City to Pay $6.5M Settlement to Family of Man Shot by Cop

City officials in South Carolina approved a $6.5 million settlement Thursday with the family of Walter Scott, who was fatally shot by Officer Michael Slager who was captured on cellphone video firing at the man's back as he ran away.

NORTH CHARLESTON, S.C. (AP) — City officials in South Carolina approved a $6.5 million settlement Thursday with the family of an unarmed black man fatally shot by a white police officer who was captured on cellphone video firing at the man's back as he ran away.

The North Charleston City Council approved the settlement by a 10-0 vote, and members of Walter Scott's family were on hand when it was announced.


Scott, 50, was shot April 4 by North Charleston officer Michael Slager while trying to run from a traffic stop. A bystander recorded the shooting in dramatic cellphone video.

Slager was indicted on a murder charge in June and a judge refused to set bond last month, saying his release would "constitute an unreasonable danger to the community."

"While nothing can replace having Walter in our lives, the City of North Charleston's historic action ensures that he did not die in vain," Scott's brother Anthony said, noting the settlement will provide for Scott's children.

"It was a bittersweet victory," he added. "The family still wants justice for my brother and this was a step in the right direction."

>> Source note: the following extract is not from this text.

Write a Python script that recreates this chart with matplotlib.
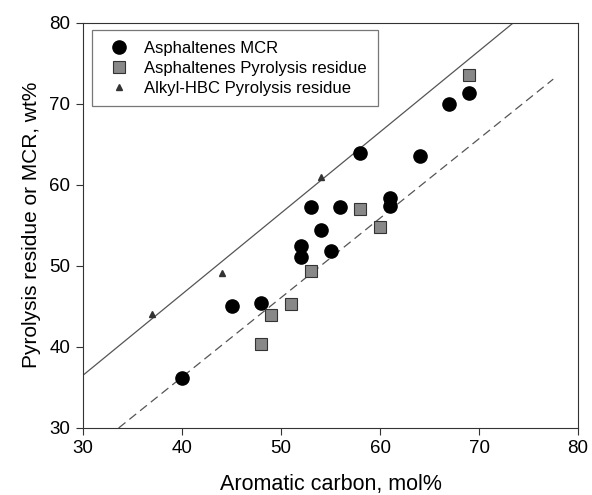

Anthony Scott said the family plans to donate some of the money from the settlement to disaster relief for victims of the recent floods in South Carolina.

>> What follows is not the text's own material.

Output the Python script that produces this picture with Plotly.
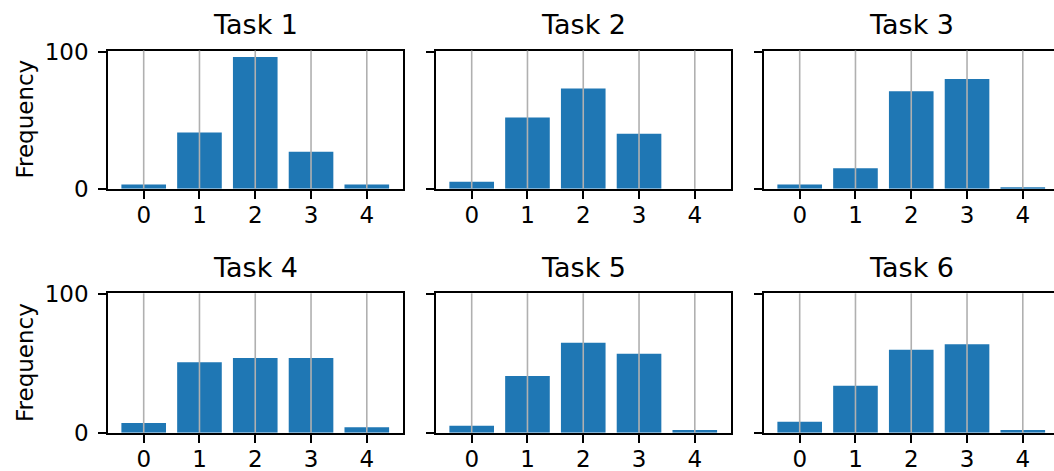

Mayor Keith Summey said he was pleased with the settlement.

"The family took steps to keep the community calm, and for that the city is thankful," he said. "This is a very difficult period for the Scott family. I know they are glad to have this part behind them so their healing process can continue."

The bystander's cellphone video showed Slager firing eight times as Scott ran. The shooting inflamed the national debate about how blacks are treated by law enforcement officers.

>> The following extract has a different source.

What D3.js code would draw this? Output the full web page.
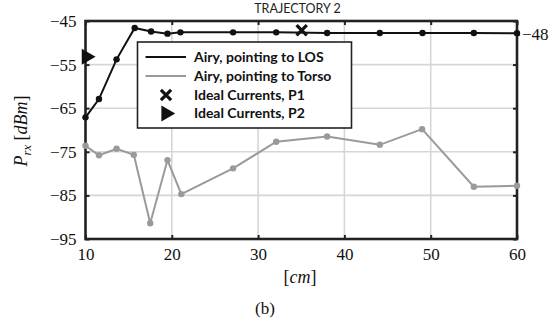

After the video went public, the family called for peace and calm in the community. At least in part, the family's actions are believed to have prevented the kind of violence that erupted elsewhere in the nation following the deaths of black men following encounters with law enforcement.

The mayor said that since the shooting, North Charleston police have been outfitted with body cameras. Slager was not wearing one. Summey also noted the police department will be working with a division of the Department of Justice that helps local communities resolve issues involving race, color, national origin or gender.

City Attorney Brady Hair said Summey met with the family and their attorney several days after the shooting. Hair said both sides felt that it was in everyone's best interest to reach a resolution and avoid a lawsuit. While attorneys for the family said at the time they might sue, they never did. A mediator helped negotiate the settlement, which Hair said will be paid by the city's insurance carrier and from the city's reserve fund. He said how much would come from each has not been worked out.

Attorney Chris Stewart, who represents the Scott family, said a number of issues had to be considered in reaching the $6.5 million figure. Noting that North Charleston is no New York, he remarked, "There is no way this city could pay $50 million." He said attorneys also had to consider the damage a drawn-out legal battle might do to the city and its residents.

Hair said the $6.5 million represents the largest settlement for such a case in the state's history.

Slager was fired following his arrest on the murder charges and has been detained in solitary confinement.

Before the video was brought to the attention of authorities, Slager had told investigators that Scott tried to grab his gun and Taser. But prosecutor Scarlett Wilson said Scott was running away and the only time Slager could be seen running was to go back, pick up the Taser and then drop it by Scott's body.

Slager faces from 30 years to life in prison without parole if he is convicted of murder. There were no aggravating circumstances such as robbery or kidnapping, so the death penalty doesn't apply in the case, the prosecutor has said.